The angel answered, "I am Gabriel. I stand in the presence of God, and I have been sent to speak to you and to tell you this good news.
Luke 1:19
And here it is again - the unimaginable, the undefinable - that detail that throws my entire sense of reality right out the window. Yes, I'm referring to the passage above. It's in the tense. I am.... I stand... I have been sent. I guess it comes down to faith and belief and how you understand the stories in the Bible. And now I'm about to hang my theological undergarments on the line - for all the neighbors to see...
I have a hard time with some of the arguments I hear in Christian theology: creationists versus evolutionists, the actual existence of heaven and hell, the number of angels who can dance on the head of a pin... They seem to come mostly from reading the Bible literally, or allegorically, or metaphorically... Which in and of itself, I don't mind. Where I get frustrated is when someone tells me that their understanding is the only way - when they tell me it's not an either/or; it's an IS.
I've been teaching fifth-grade math for the past six years.

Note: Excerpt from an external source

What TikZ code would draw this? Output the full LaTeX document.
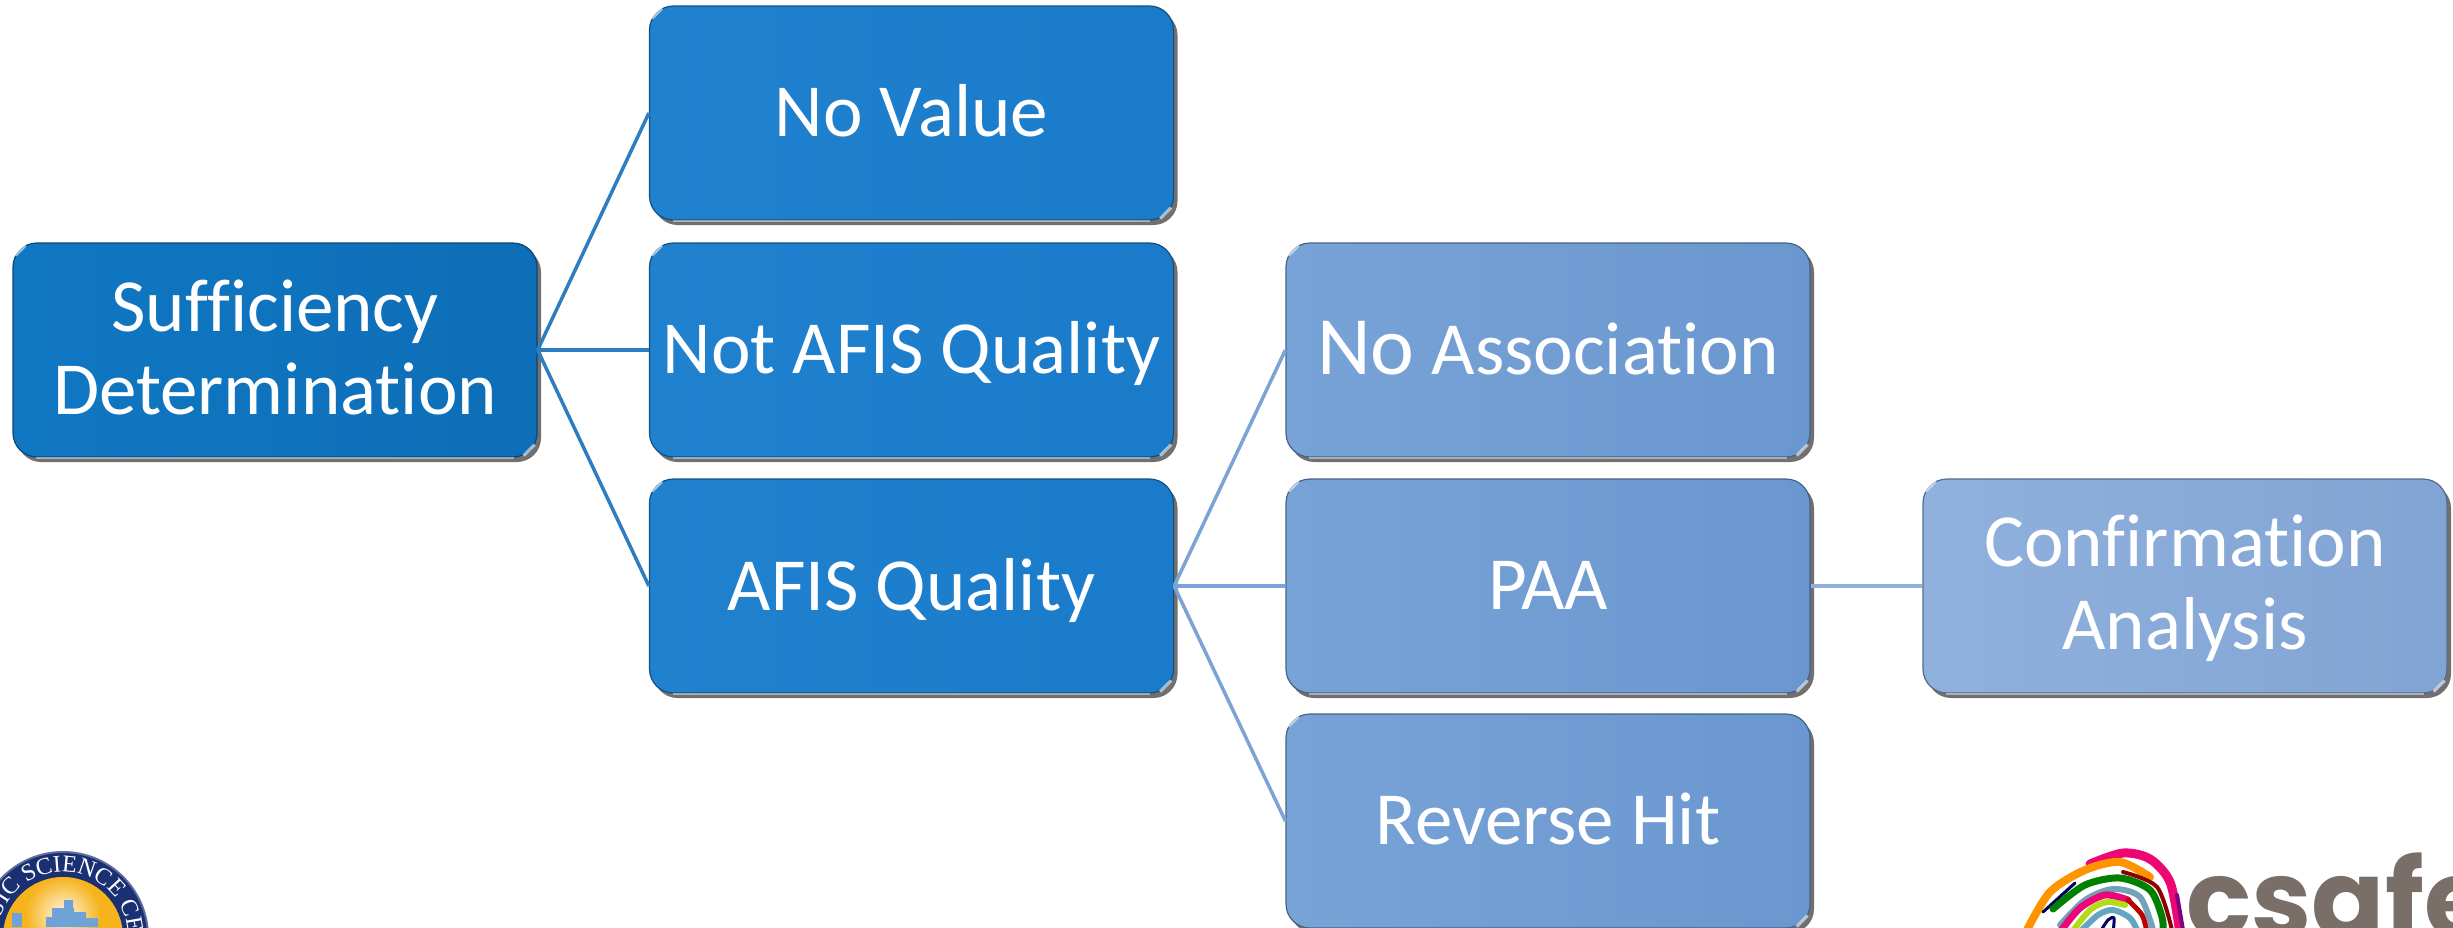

I like math. It's logical and sequential; the skills build; the pieces 'fit'. I joke with my students sometimes. Fifth-graders are fun; they're not quite sure whether to believe me when I tell them there's a guy in an ivory tower who spends all his time making up special vocabulary for math concepts, and that we just have to learn them because he's the big math boss. And then sometimes I tell them the actual etymology of the math terms they need to know. I think they like the idea of the guy in the ivory tower better - but they always look at me with those I-don't-quite-believe-you-because-you're-joking-with-me---right? eyes. The concept of having some stranger, somewhere, dictate what you know and what you don't know - what you have to learn - makes them balk. But why? They raise their hands. Why do I have to know this word? this concept? this skill? I know I've been somewhat successful when one of them looks at me, with all of that fifth-grade wisdom and sincerity, and says It's that man in the ivory tower again, isn't it?
So, sometimes, I feel like there's a man an ivory tower telling me how I'm supposed to read and understand the Bible. The man with the IS seems to have a pretty narrow vision - almost like he's wearing those shields on his eyes like they put on horses to keep them from using their peripheral vision - blinders.
But God is so far beyond our understanding, that it makes sense to me He would be capable of a Bible that can be read in different ways and understood in different ways. Theology 101. Does it matter if the earth was created or evolved? Does it change my belief and faith in God? No. My God is capable of doing both - along with countless other miracles we don't even know about - and he's capable of doing them all in the same time and place - or in countless other times and places - because HE IS GOD.
So, here it is again - the unimaginable, the undefinable - that detail that throws my entire sense of reality right out the window. I am Gabriel. I stand in the presence of God, and I have been sent to speak to you and to tell you this good news. For so many reasons. First, this angel of God is standing in the presence of Zechariah, husband to Elizabeth, father to John the Baptist. An angel. And not just any angel - but the angel Gabriel, one of God's highest ranking angels. How often does that happen? I looked it up - three times. He visited Daniel to explain a dream. He visited Zechariah to tell of John's impending birth. He appeared to Mary, mother of Jesus.
Do I believe this story? Yes. Not only is the angel speaking to Zechariah - he is at the same time, standing in the presence of God. At the same time. Imagine that! See, I don't think God and his angels operate under our rules of logic and sequence. They can't be defined by that man in the ivory tower. And the man in the ivory tower, with his limited knowledge and vision of all that is God, couldn't make up the tense. No one can be in two places at the same time. Well - maybe angels, and well, yes, God....
See, even in the story of announcing the birth of John the Baptist, God has hidden a little message. Just like Gabriel's presence is not an either/or - he exists in Zechariah's presence at the same time as he stands in God's - neither is our reading and understanding of Scripture. It doesn't have to be a choice - a man-in-the-ivory-tower rule. The Bible is God-breathed and God-inspired. Sometimes literal. Sometimes metaphor. Sometimes allegory. Always God. Amazing, mind-bending, imagination-expanding. Messages to us. He must really love us to try so hard...
Father in Heaven, amazing that I can call you that, that I can address you in prayer and know that you hear me. Thank you for your Son, Jesus, who took away our sins to make this communication possible. Thank you for the gift of your book, your messages to us. Thank you for your love.